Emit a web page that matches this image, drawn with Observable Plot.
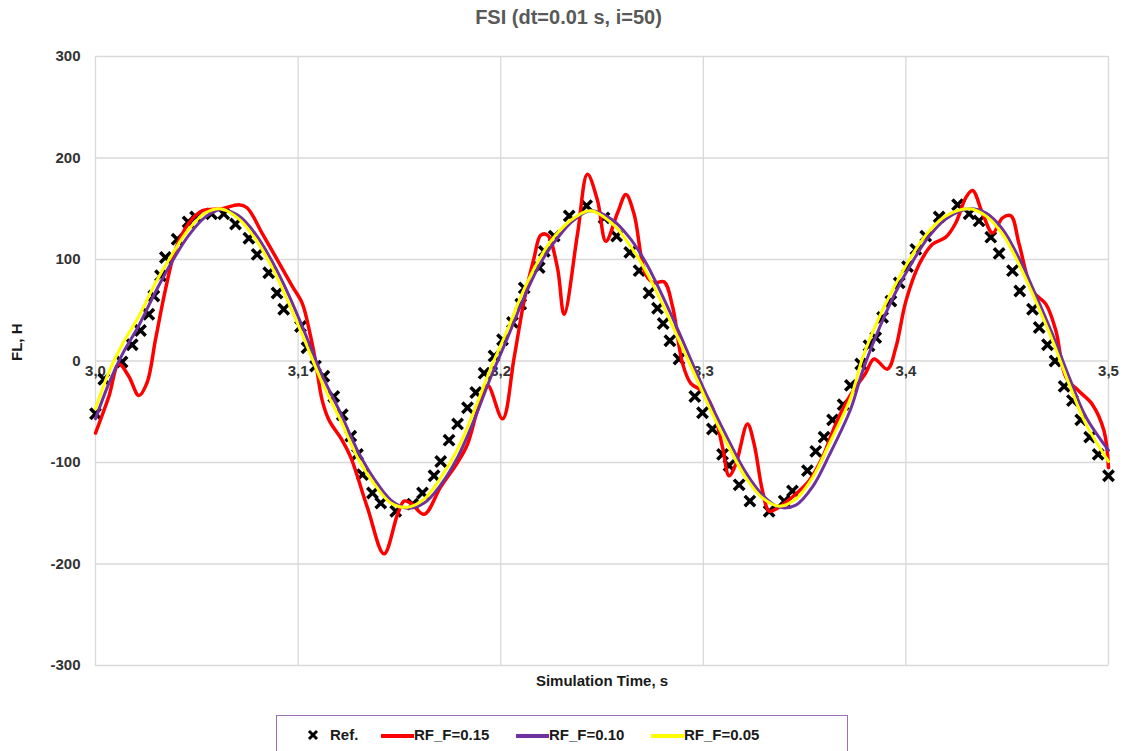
<!DOCTYPE html>
<html>
<head>
<meta charset="utf-8">
<script src="https://cdn.jsdelivr.net/npm/d3@7"></script>
<script src="https://cdn.jsdelivr.net/npm/@observablehq/plot@0.6"></script>
<style>
  html, body { margin: 0; padding: 0; background: #fff; width: 1125px; height: 751px; overflow: hidden; }
  #title { height: 40px; width: 1125px; box-sizing: border-box; padding-left: 12px; padding-top: 6px; text-align: center;
    font-family: "Liberation Sans Narrow", "Arial Narrow", "Liberation Sans", sans-serif; font-weight: bold; font-size: 20px; color: #595959; }
  #chart svg { display: block; }
  #legend { position: absolute; left: 276px; top: 715px; width: 572px; height: 44px; border: 1px solid #9b6fb0; box-sizing: border-box; background: #fff;
    font-family: "Liberation Sans", Arial, sans-serif; font-weight: bold; font-size: 15px; color: #1a1a1a; }
  .lg { position: absolute; top: 10px; }
  .sw { position: absolute; top: 18px; height: 4px; width: 33px; }
</style>
</head>
<body>
<div id="title">FSI (dt=0.01 s, i=50)</div>
<div id="chart"></div>
<div id="legend"></div>
<script>
// ---------- data ----------
const xTicks = [3.0, 3.1, 3.2, 3.3, 3.4, 3.5];
const xTickLabels = ["3,0", "3,1", "3,2", "3,3", "3,4", "3,5"];
const yTicks = [-300, -200, -100, 0, 100, 200, 300];

const seriesNames = ["Ref.", "RF_F=0.15", "RF_F=0.10", "RF_F=0.05"];

// Reference (markers)
const refT = [3.000, 3.0041, 3.0131, 3.0181, 3.0222, 3.0263, 3.0288, 3.0321, 3.0345, 3.0403, 3.0457, 3.0494, 3.0573, 3.0633, 3.0691, 3.0757, 3.0798, 3.0855, 3.0896, 3.0929,
  3.1012, 3.1044, 3.1086, 3.1127, 3.1176, 3.1218, 3.126, 3.1293, 3.1318, 3.1367, 3.1408, 3.1482, 3.1565, 3.1614, 3.1671, 3.1704, 3.1745, 3.1787, 3.1836, 3.1877,
  3.1918, 3.1967, 3.2009, 3.2058, 3.2099, 3.2116, 3.219, 3.2215, 3.2264, 3.2338, 3.2424, 3.251, 3.2572, 3.2637, 3.2683, 3.2732, 3.2774, 3.2802, 3.2835, 3.288,
  3.2958, 3.2996, 3.3045, 3.3095, 3.3127, 3.3177, 3.323, 3.3325, 3.3399, 3.344, 3.3514, 3.3555, 3.3596, 3.3638, 3.369, 3.3726, 3.3777, 3.3818, 3.3851, 3.3885,
  3.3926, 3.3967, 3.4008, 3.4049, 3.4098, 3.4164, 3.4255, 3.4312, 3.4361, 3.4419, 3.446, 3.4526, 3.4562, 3.4625, 3.4658, 3.4699, 3.4736, 3.4781, 3.4822, 3.4863,
  3.4907, 3.4949, 3.5];
const refV = [-52, -18, -1, 16, 30, 46, 64, 84, 102, 120, 137, 142, 145, 145, 135, 121, 105, 87, 67, 51,
  34, 13, -5, -15, -35, -53, -74, -92, -112, -130, -140, -148, -141, -130, -113, -99, -78, -62, -46, -31,
  -12, 5, 21, 38, 56, 72, 92, 108, 123, 143, 153, 141, 123, 107, 89, 67, 52, 37, 20, 2,
  -35, -51, -67, -92, -103, -122, -138, -148, -138, -128, -108, -89, -75, -58, -43, -24, -3, 15, 23, 43,
  59, 77, 93, 110, 123, 142, 154, 145, 138, 122, 106, 89, 69, 51, 33, 16, 0, -25, -39, -58,
  -75, -92, -113];

// RF_F=0.15 (red)
const rf15T = [3.000, 3.0066, 3.0115, 3.0164, 3.0214, 3.0255, 3.0296, 3.0346, 3.0395, 3.0461, 3.0526, 3.0625, 3.0707, 3.0748, 3.0822, 3.0905, 3.097, 3.102, 3.1061, 3.1086,
  3.1118, 3.1152, 3.1217, 3.126, 3.1343, 3.1424, 3.1491, 3.1523, 3.1556, 3.1622, 3.1704, 3.1787, 3.1836, 3.1885, 3.1935, 3.2009, 3.2066, 3.2116, 3.2165, 3.2198,
  3.2231, 3.228, 3.2313, 3.2379, 3.2428, 3.2478, 3.2519, 3.2577, 3.2618, 3.2658, 3.2716, 3.2757, 3.2806, 3.2848, 3.2897, 3.2938, 3.2996, 3.3045, 3.3095, 3.3127,
  3.316, 3.3218, 3.3251, 3.3292, 3.3325, 3.3366, 3.3457, 3.3522, 3.3588, 3.3654, 3.3728, 3.3801, 3.3843, 3.3909, 3.395, 3.4, 3.4065, 3.4131, 3.4197, 3.4246,
  3.4296, 3.4329, 3.4379, 3.4428, 3.4477, 3.4518, 3.4559, 3.4625, 3.4691, 3.474, 3.479, 3.4856, 3.4921, 3.4978, 3.5];
const rf15V = [-71, -35, -3, -15, -34, -21, 21, 71, 110, 136, 148, 150, 154, 151, 126, 97, 74, 57, 25, 0,
  -38, -58, -78, -95, -145, -190, -151, -138, -140, -151, -124, -100, -82, -49, -24, -57, 3, 60, 102, 124,
  124, 92, 46, 125, 184, 158, 118, 146, 164, 145, 85, 77, 78, 54, -2, -22, -30, -46, -85, -113,
  -102, -62, -82, -128, -148, -145, -131, -118, -95, -62, -33, -12, 2, -8, 13, 59, 95, 115, 122, 136,
  161, 168, 145, 126, 141, 143, 115, 69, 56, 30, -16, -30, -43, -69, -105];

// RF_F=0.10 (purple) and RF_F=0.05 (yellow) share sample times
const smoothT = [3.000, 3.0066, 3.0131, 3.0214, 3.0296, 3.0378, 3.0461, 3.0543, 3.0617, 3.0707, 3.079, 3.0872, 3.0954, 3.1037, 3.1118, 3.1211, 3.1293, 3.1375, 3.1458, 3.154,
  3.1622, 3.1704, 3.1787, 3.1869, 3.1951, 3.2034, 3.2116, 3.2198, 3.228, 3.2362, 3.2445, 3.2552, 3.2634, 3.2716, 3.2799, 3.2881, 3.2963, 3.3045, 3.3127, 3.321,
  3.3292, 3.3374, 3.3457, 3.3539, 3.3621, 3.3728, 3.3786, 3.3868, 3.395, 3.4033, 3.4115, 3.4197, 3.4312, 3.4394, 3.4477, 3.4559, 3.4641, 3.4724, 3.4806, 3.4888, 3.5];
const rf10V = [-57, -22, 6, 35, 68, 98, 124, 142, 149, 143, 125, 98, 65, 26, -14, -52, -88, -116, -137, -145,
  -140, -122, -95, -58, -16, 23, 63, 97, 121, 139, 148, 139, 122, 97, 64, 28, -10, -46, -79, -110,
  -132, -144, -142, -124, -93, -47, -10, 32, 68, 98, 123, 140, 150, 146, 130, 101, 65, 26, -16, -55, -88];
const rf05V = [-47, -11, 16, 44, 77, 105, 130, 146, 150, 140, 120, 92, 57, 18, -21, -59, -95, -121, -140, -144,
  -136, -115, -87, -49, -7, 31, 71, 103, 126, 141, 148, 135, 115, 89, 56, 20, -16, -52, -85, -115,
  -135, -143, -136, -115, -82, -36, 3, 43, 76, 105, 128, 143, 150, 143, 125, 95, 59, 20, -23, -62, -99];

const colors = ["#000000", "#ff0000", "#7030a0", "#ffff00"];

// ---------- build tables ----------
const ref = refT.map((t, i) => ({t, v: refV[i]}));
const rf15 = rf15T.map((t, i) => ({t, v: rf15V[i]}));
const rf10 = smoothT.map((t, i) => ({t, v: rf10V[i]}));
const rf05 = smoothT.map((t, i) => ({t, v: rf05V[i]}));

const chart = Plot.plot({
  width: 1125,
  height: 655,
  marginLeft: 95,
  marginRight: 17,
  marginTop: 16,
  marginBottom: 30,
  x: {domain: [3.0, 3.5], axis: null},
  y: {domain: [-300, 300]},
  style: {fontFamily: "Liberation Sans, Arial, sans-serif", fontSize: "14px", color: "#404040", background: "#fff", overflow: "visible"},
  marks: [
    Plot.gridX(xTicks, {stroke: "#d9d9d9", strokeOpacity: 1, strokeWidth: 1.3}),
    Plot.gridY(yTicks, {stroke: "#d9d9d9", strokeOpacity: 1, strokeWidth: 1.3}),
    Plot.axisY(yTicks, {tickSize: 0, tickPadding: 15, label: null, tickFormat: d => String(d), fontWeight: "bold", fontSize: 15, fill: "#333333"}),
    Plot.text(xTicks, {x: d => d, y: 0, text: (d, i) => xTickLabels[i], dy: 10, fontWeight: "bold", fontSize: 15, fill: "#333333"}),
    Plot.text(["FL, H"], {frameAnchor: "left", dx: -78, rotate: -90, fontWeight: "bold", fontSize: 15, fill: "#1a1a1a"}),
    Plot.text(["Simulation Time, s"], {frameAnchor: "bottom", dy: 20, fontWeight: "bold", fontSize: 15, fill: "#1a1a1a"}),
    Plot.dot(ref, {x: "t", y: "v", symbol: "times", r: 4.8, stroke: colors[0], strokeWidth: 3.5}),
    Plot.line(rf15, {x: "t", y: "v", stroke: colors[1], strokeWidth: 3.5, curve: "catmull-rom"}),
    Plot.line(rf10, {x: "t", y: "v", stroke: colors[2], strokeWidth: 3, curve: "catmull-rom"}),
    Plot.line(rf05, {x: "t", y: "v", stroke: colors[3], strokeWidth: 3, curve: "catmull-rom"})
  ]
});
document.getElementById("chart").appendChild(chart);

// ---------- legend ----------
const legend = document.getElementById("legend");
const items = [
  {name: seriesNames[0], marker: true, swLeft: 29, textLeft: 53},
  {name: seriesNames[1], swLeft: 104, textLeft: 137},
  {name: seriesNames[2], swLeft: 239, textLeft: 272},
  {name: seriesNames[3], swLeft: 374, textLeft: 407}
];
items.forEach((it, i) => {
  if (it.marker) {
    const ns = "http://www.w3.org/2000/svg";
    const s = document.createElementNS(ns, "svg");
    s.setAttribute("width", 14); s.setAttribute("height", 14);
    s.style.position = "absolute"; s.style.left = it.swLeft + "px"; s.style.top = "12px";
    s.innerHTML = '<path d="M3,3L11,11M11,3L3,11" stroke="#000" stroke-width="3"/>';
    legend.appendChild(s);
  } else {
    const sw = document.createElement("div");
    sw.className = "sw";
    sw.style.left = it.swLeft + "px";
    sw.style.background = colors[i];
    legend.appendChild(sw);
  }
  const t = document.createElement("div");
  t.className = "lg";
  t.style.left = it.textLeft + "px";
  t.textContent = it.name;
  legend.appendChild(t);
});
</script>
</body>
</html>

▸ **INSTRUCTIONS FOR THE TASK**:
Begin at the top of the material above and output each line exactly, stopping after the line that holds "const yTicks = [-300, -200, -100, 0, 100, 200, 300];". Leave out pictures.

▸ **WRITTEN ANSWER**:
Emit a web page that matches this image, drawn with Observable Plot.
<!DOCTYPE html>
<html>
<head>
<meta charset="utf-8">
<script src="https://cdn.jsdelivr.net/npm/d3@7"></script>
<script src="https://cdn.jsdelivr.net/npm/@observablehq/plot@0.6"></script>
<style>
  html, body { margin: 0; padding: 0; background: #fff; width: 1125px; height: 751px; overflow: hidden; }
  #title { height: 40px; width: 1125px; box-sizing: border-box; padding-left: 12px; padding-top: 6px; text-align: center;
    font-family: "Liberation Sans Narrow", "Arial Narrow", "Liberation Sans", sans-serif; font-weight: bold; font-size: 20px; color: #595959; }
  #chart svg { display: block; }
  #legend { position: absolute; left: 276px; top: 715px; width: 572px; height: 44px; border: 1px solid #9b6fb0; box-sizing: border-box; background: #fff;
    font-family: "Liberation Sans", Arial, sans-serif; font-weight: bold; font-size: 15px; color: #1a1a1a; }
  .lg { position: absolute; top: 10px; }
  .sw { position: absolute; top: 18px; height: 4px; width: 33px; }
</style>
</head>
<body>
<div id="title">FSI (dt=0.01 s, i=50)</div>
<div id="chart"></div>
<div id="legend"></div>
<script>
// ---------- data ----------
const xTicks = [3.0, 3.1, 3.2, 3.3, 3.4, 3.5];
const xTickLabels = ["3,0", "3,1", "3,2", "3,3", "3,4", "3,5"];
const yTicks = [-300, -200, -100, 0, 100, 200, 300];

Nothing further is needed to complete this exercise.